The company has sought to diversify revenue streams beyond equity and options trading, expanding into retirement accounts, cash management, and cryptocurrency services. Still, transaction-based revenue and payment for order flow remain central to performance. Any regulatory scrutiny or structural shifts in market microstructure could introduce additional uncertainty.
For global investors, including Israeli institutions with U.S. equity exposure, Robinhood represents a proxy for retail sentiment in American capital markets. A slowdown in engagement may reflect broader risk appetite moderation rather than company-specific weakness alone.
Macro Environment and Competitive Pressures
The broader macroeconomic backdrop is also shaping analyst expectations. Elevated interest rates have supported net interest income across brokerage platforms, but expectations for eventual monetary easing could compress margins. At the same time, competition from established brokerage firms offering zero-commission trading continues to pressure pricing differentiation.
Robinhood’s valuation remains sensitive to growth assumptions. Following its IPO in 2021, the stock experienced significant volatility, trading well below initial highs before staging partial recoveries. Analysts adjusting price targets often factor in forward earnings multiples, user growth trends, and margin sustainability.
Market reaction to the Bank of America revision underscores the stock’s sensitivity to analyst commentary. Shares exhibited heightened intraday volatility following the announcement, reflecting a reassessment of near-term expectations rather than a fundamental overhaul of the company’s strategic direction.
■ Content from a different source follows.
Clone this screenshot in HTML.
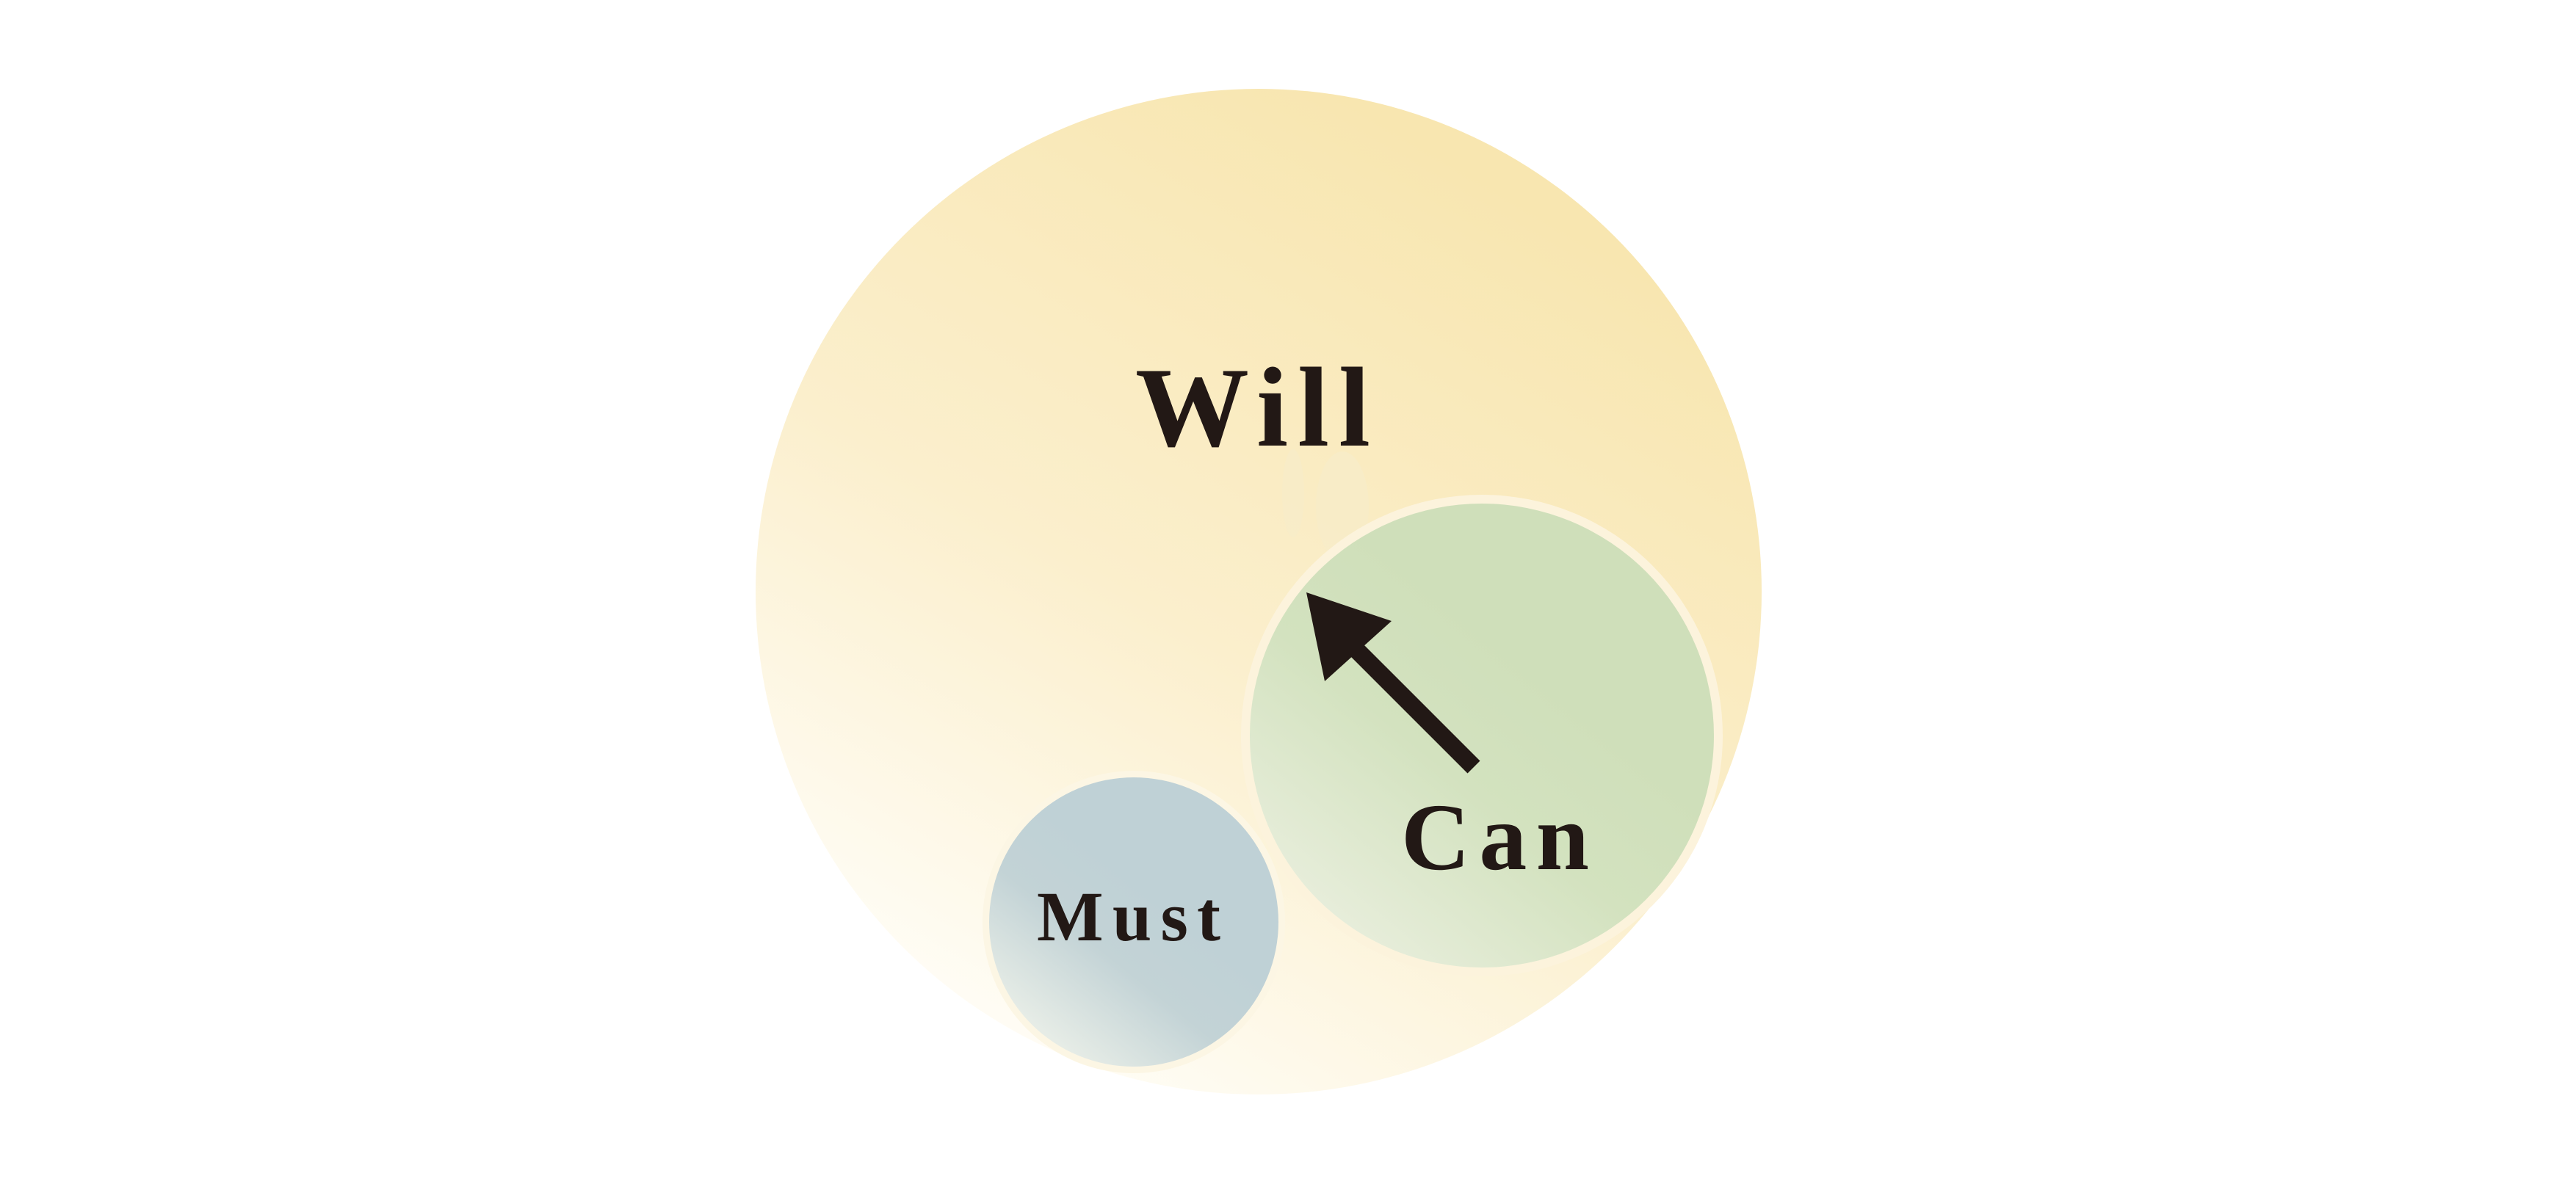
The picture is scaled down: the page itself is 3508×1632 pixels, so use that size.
<!DOCTYPE html>
<html><head><meta charset="utf-8"><style>html,body{margin:0;padding:0;background:#fff}svg{display:block}</style></head>
<body>
<svg width="3508" height="1632" viewBox="0 0 3508 1632" xmlns="http://www.w3.org/2000/svg">
<defs>
<linearGradient id="gw" x1="0.25" y1="0.95" x2="0.75" y2="0.1">
<stop offset="0" stop-color="#fffdf6"/><stop offset="0.45" stop-color="#fbefcd"/><stop offset="1" stop-color="#f8e6b0"/>
</linearGradient>
<linearGradient id="gc" x1="0.15" y1="0.9" x2="0.6" y2="0.35">
<stop offset="0" stop-color="#e8eedc"/><stop offset="0.6" stop-color="#d3e2bf"/><stop offset="1" stop-color="#cfdfba"/>
</linearGradient>
<linearGradient id="gm" x1="0.15" y1="0.9" x2="0.55" y2="0.4">
<stop offset="0" stop-color="#eaefe8"/><stop offset="0.6" stop-color="#c3d3d6"/><stop offset="1" stop-color="#bfd1d6"/>
</linearGradient>
</defs>
<circle cx="1714" cy="806" r="685" fill="url(#gw)"/>
<ellipse cx="1761" cy="672" rx="15" ry="60" fill="#f8ecc8" opacity="0.8"/>
<ellipse cx="1828" cy="690" rx="36" ry="75" fill="#f8ecc8" opacity="0.8"/>
<circle cx="2018" cy="1002" r="328" fill="#fcf3dc"/>
<circle cx="2018" cy="1002" r="316" fill="url(#gc)"/>
<circle cx="1544" cy="1256" r="206" fill="#fcf6e4"/>
<circle cx="1544" cy="1256" r="197" fill="url(#gm)"/>
<line x1="2007" y1="1045" x2="1820" y2="858" stroke="#221815" stroke-width="24"/>
<polygon points="1779,807 1895,846 1804,928" fill="#221815"/>
<g font-family="Liberation Serif, serif" font-weight="bold" fill="#221815">
<text x="1546" y="607" font-size="155" textLength="320" lengthAdjust="spacing">Will</text>
<text x="1908" y="1184" font-size="130" textLength="256" lengthAdjust="spacing">Can</text>
<text x="1412" y="1281" font-size="96" textLength="250" lengthAdjust="spacing">Must</text>
</g>
</svg>
</body></html>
Looking ahead, investors will monitor quarterly earnings updates, user growth metrics, crypto trading volumes, and management guidance for clarity on revenue durability. The trajectory of interest rates, retail participation, and regulatory developments will likely determine whether the recent price target cut signals a broader valuation reset or a temporary sentiment adjustment. In an environment where capital markets are increasingly selective about growth narratives, Robinhood’s ability to sustain profitability and expand diversified revenue streams remains central to its long-term positioning.